■ Task statement
Nothing in the data should change when you return it, but leave the pictures out.

-- begin --

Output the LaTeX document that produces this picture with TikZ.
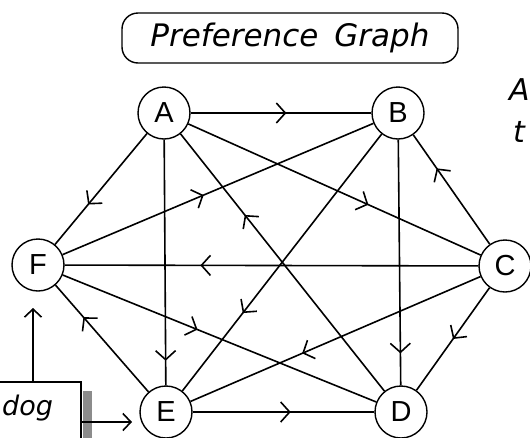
\documentclass[tikz,border=0pt]{standalone}
\usepackage{fontspec}
\setmainfont{DejaVu Sans}
\newfontfamily\nodefont{Liberation Sans}
\usetikzlibrary{arrows.meta,decorations.markings}
\tikzset{
  vtx/.style={circle,draw,line width=1.4pt,minimum size=52pt,inner sep=0pt,
    font=\nodefont\fontsize{29}{29}\selectfont},
  link/.style={line width=1.6pt},
  marr/.style={postaction={decorate},decoration={markings,
    mark=at position #1 with {\arrow{Straight Barb[length=9pt,width=20pt,line width=1.6pt]}}}},
  tipped/.style={line width=1.6pt,-{Straight Barb[length=8pt,width=17pt,line width=1.6pt]}},
  slanted/.style={font=\itshape\fontsize{#1}{#1}\selectfont},
}
\begin{document}
\begin{tikzpicture}[x=1pt,y=-1pt]
\useasboundingbox (0,0) rectangle (530,437);
\clip (0,0) rectangle (530,437);
\fill[white] (0,0) rectangle (530,437);
% title
\node[draw,line width=1.4pt,rounded corners=16pt,minimum width=336pt,minimum height=50pt,
  slanted=31] (title) at (290,38) {Preference\hspace{16pt}Graph};
% right side partial text
\node[anchor=base west,slanted=30,inner sep=0pt] (rA) at (509,100) {A};
\node[anchor=base west,slanted=30,inner sep=0pt] (rt) at (513,142) {t};
% vertices
\node[vtx] (A) at (164,113) {A};
\node[vtx] (B) at (398,113) {B};
\node[vtx] (C) at (505,266) {C};
\node[vtx] (D) at (401,412) {D};
\node[vtx] (E) at (166,412) {E};
\node[vtx] (F) at (38,265) {F};
% edges
\draw[link,marr=0.53] (A) -- (B);
\draw[link,marr=0.64] (A) -- (F);
\draw[link,marr=0.9] (A) -- (E);
\draw[link,marr=0.685] (D) -- (A);
\draw[link,marr=0.616] (A) -- (C);
\draw[link,marr=0.454] (F) -- (B);
\draw[link,marr=0.697] (B) -- (E);
\draw[link,marr=0.87] (B) -- (D);
\draw[link,marr=0.694] (C) -- (B);
\draw[link,marr=0.672] (C) -- (F);
\draw[link,marr=0.615] (C) -- (E);
\draw[link,marr=0.5] (C) -- (D);
\draw[link,marr=0.43] (F) -- (D);
\draw[link,marr=0.70] (E) -- (F);
\draw[link,marr=0.54] (E) -- (D);
% dog box
\fill[black!45] (83,391) rectangle (92,445);
\node[draw,line width=1.6pt,fill=white,minimum width=150pt,minimum height=80pt,
  anchor=north east,inner sep=0pt] (dogbox) at (82,381) {};
\node[anchor=base west,slanted=27,inner sep=0pt] (dogtxt) at (2,415) {dog};
\coordinate (uptip) at (33,308);
\coordinate (righttip) at (132,422);
\draw[tipped] (uptip |- dogbox.north) -- (uptip);
\draw[tipped] (dogbox.east |- righttip) -- (righttip);
\end{tikzpicture}
\end{document}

-- end --

■ Finished answer
Output the LaTeX document that produces this picture with TikZ.
\documentclass[tikz,border=0pt]{standalone}
\usepackage{fontspec}
\setmainfont{DejaVu Sans}
\newfontfamily\nodefont{Liberation Sans}
\usetikzlibrary{arrows.meta,decorations.markings}
\tikzset{
  vtx/.style={circle,draw,line width=1.4pt,minimum size=52pt,inner sep=0pt,
    font=\nodefont\fontsize{29}{29}\selectfont},
  link/.style={line width=1.6pt},
  marr/.style={postaction={decorate},decoration={markings,
    mark=at position #1 with {\arrow{Straight Barb[length=9pt,width=20pt,line width=1.6pt]}}}},
  tipped/.style={line width=1.6pt,-{Straight Barb[length=8pt,width=17pt,line width=1.6pt]}},
  slanted/.style={font=\itshape\fontsize{#1}{#1}\selectfont},
}
\begin{document}
\begin{tikzpicture}[x=1pt,y=-1pt]
\useasboundingbox (0,0) rectangle (530,437);
\clip (0,0) rectangle (530,437);
\fill[white] (0,0) rectangle (530,437);
% title
\node[draw,line width=1.4pt,rounded corners=16pt,minimum width=336pt,minimum height=50pt,
  slanted=31] (title) at (290,38) {Preference\hspace{16pt}Graph};
% right side partial text
\node[anchor=base west,slanted=30,inner sep=0pt] (rA) at (509,100) {A};
\node[anchor=base west,slanted=30,inner sep=0pt] (rt) at (513,142) {t};
% vertices
\node[vtx] (A) at (164,113) {A};
\node[vtx] (B) at (398,113) {B};
\node[vtx] (C) at (505,266) {C};
\node[vtx] (D) at (401,412) {D};
\node[vtx] (E) at (166,412) {E};
\node[vtx] (F) at (38,265) {F};
% edges
\draw[link,marr=0.53] (A) -- (B);
\draw[link,marr=0.64] (A) -- (F);
\draw[link,marr=0.9] (A) -- (E);
\draw[link,marr=0.685] (D) -- (A);
\draw[link,marr=0.616] (A) -- (C);
\draw[link,marr=0.454] (F) -- (B);
\draw[link,marr=0.697] (B) -- (E);
\draw[link,marr=0.87] (B) -- (D);
\draw[link,marr=0.694] (C) -- (B);
\draw[link,marr=0.672] (C) -- (F);
\draw[link,marr=0.615] (C) -- (E);
\draw[link,marr=0.5] (C) -- (D);
\draw[link,marr=0.43] (F) -- (D);
\draw[link,marr=0.70] (E) -- (F);
\draw[link,marr=0.54] (E) -- (D);
% dog box
\fill[black!45] (83,391) rectangle (92,445);
\node[draw,line width=1.6pt,fill=white,minimum width=150pt,minimum height=80pt,
  anchor=north east,inner sep=0pt] (dogbox) at (82,381) {};
\node[anchor=base west,slanted=27,inner sep=0pt] (dogtxt) at (2,415) {dog};
\coordinate (uptip) at (33,308);
\coordinate (righttip) at (132,422);
\draw[tipped] (uptip |- dogbox.north) -- (uptip);
\draw[tipped] (dogbox.east |- righttip) -- (righttip);
\end{tikzpicture}
\end{document}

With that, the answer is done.